A Living Memorial 1995-1998
Memorial Project Against the Forgetting, Racism, Xenophobia and Antisemitism
is a media art context dedicated to the victims of Holocaust realised between 1993 and 1999, launched on 27.1.1995 at the Historical Archives of the City of Cologne, created by the Cologne based media artist Agricola de Cologne, who had at that time still the name W.O.F. Agricola.
Standing under the Patronage of Ignatz Bubis (1927-1999), the late President of Jewish Council of Germany, this memorial project was trying to draw a connection between the historical Nazism 1933-1945 and the neo-fascist manifestations of the days when this project was realised in the 90#ies of 20th century. Not only in Germany, but all over Europe there were daily neo-fascist demonstrations at many places.
This memorial site would not only like to reconstruct this project, which was destroyed in parts due to right-wing vandalism in 1998, but also spotlight this era which reminds a lot of these days in 2014-2015, when political right-wing parties get again a very dangerous relevance, and anti-Semitic and anti-Judaistic movements become visible like during the #90ies when this project was destroyed.
The project and its realisation is unthinkable without the most influencing historical incident of the fall of the Berlin Wall, the co-incidential establishment of the charitable society ARCHA and the Night of Broken Glass at the same day, 9th November 1989.

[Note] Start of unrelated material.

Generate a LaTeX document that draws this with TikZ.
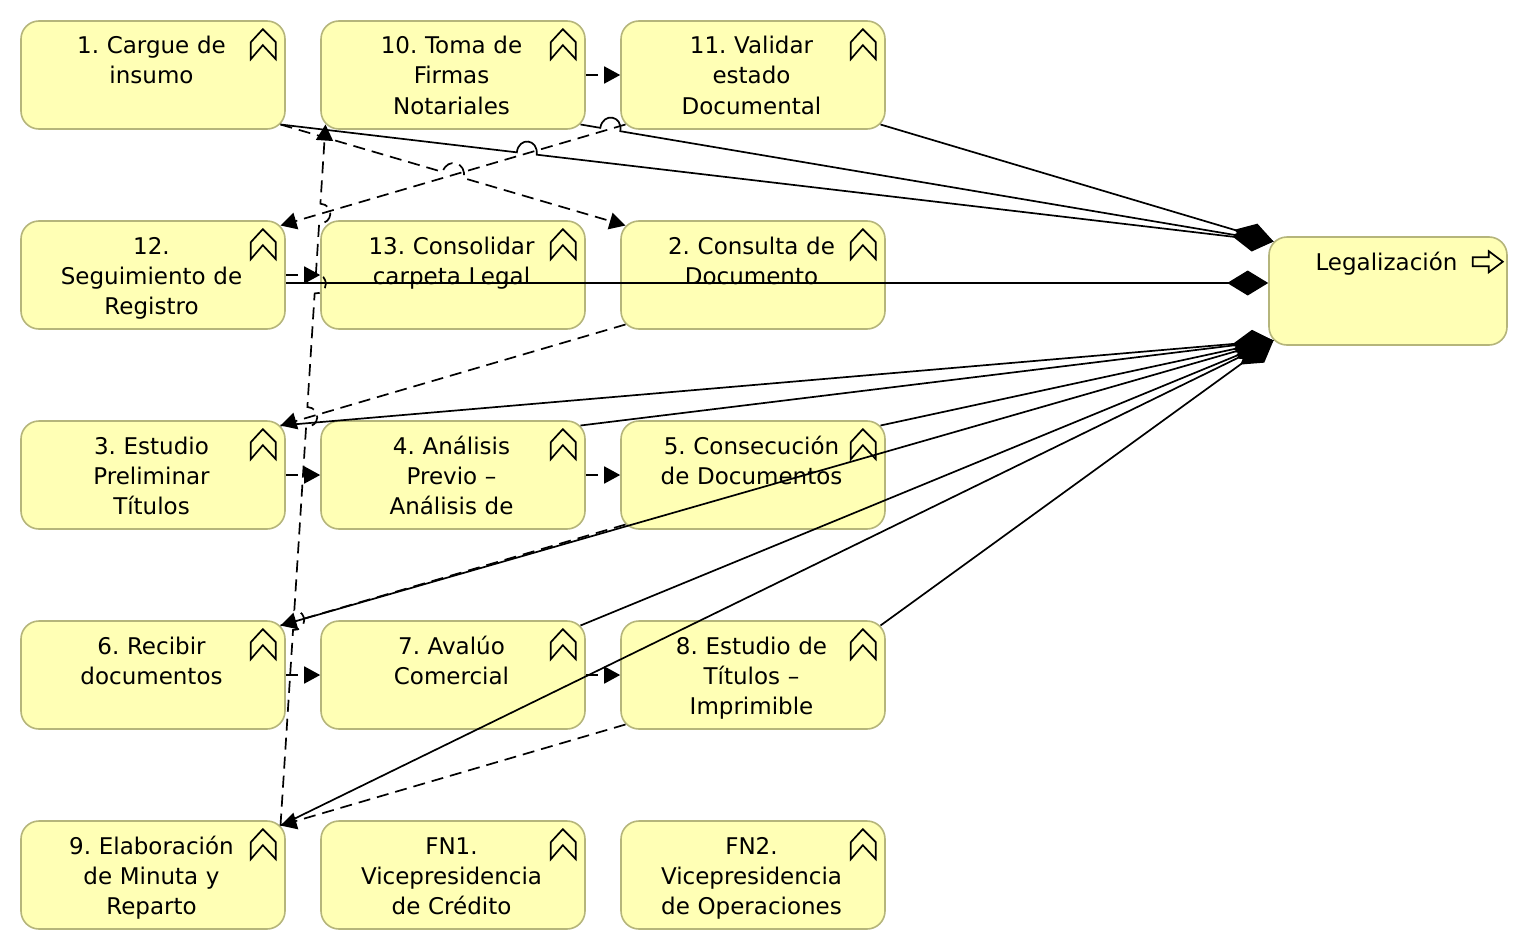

The Fall of the Berlin Wall was the start of the collaps of the Communist systems in the East of Europe and the reason, why the establishment of ARCHA Society with its President Wilfried Agricola de Cologne aka W.O.F. Agricola and its conceptual direction for a cultural exchange between Western and Eastern European countries, and the connection to the Night of broken Glass as the symolical starting point of the Holocaust became most relevant, because as the president of ARCHA and as such also an an artist, due to the open boarders to the East, Agricola de Cologne was – while visiting the memorial sites documenting Gernman barbarism on Polish ground in form of Auschwitz, Majdanek, Stutthof etc – for the first time really confronted directly with the Holocaust.
It was interesting for him to learn, that the Fall of the Berlin Wall had been saved the State run memorial sites in Poland, because there had been plans to close all memorial sites in near future for sure due to the lack of finances and public interest. But Agricola de Cologne was not visiting these sites as a “normal ” tourist, but as an invited guest by State Auschwitz Museum and State Majdanek Museum in Lublin, and as such a guest, he was spending in Auschwitz several nights, and while he was visiting Majdanek several times, once even fourteen nights, a dangerous self-experimenting.
Being confronted with that part of the German history on Polish ground aimed to exterminate not only the Jews as a people, but also the Slavonic people like the Polish or the Russians, because from the “Arian”, respectively Nazi point of view they were subhuman creatures, whose purpose was to serve as slaves or to be exterminated.
Becoming aware of the dimension of inhumanity had a lasting shocking effect combined with the immediate desire to start working on an artistic contribution for the reconciliation with the Jewish and Polish people – A Living Memorial – the project which has a revival these days, because history seems to be repeating itself.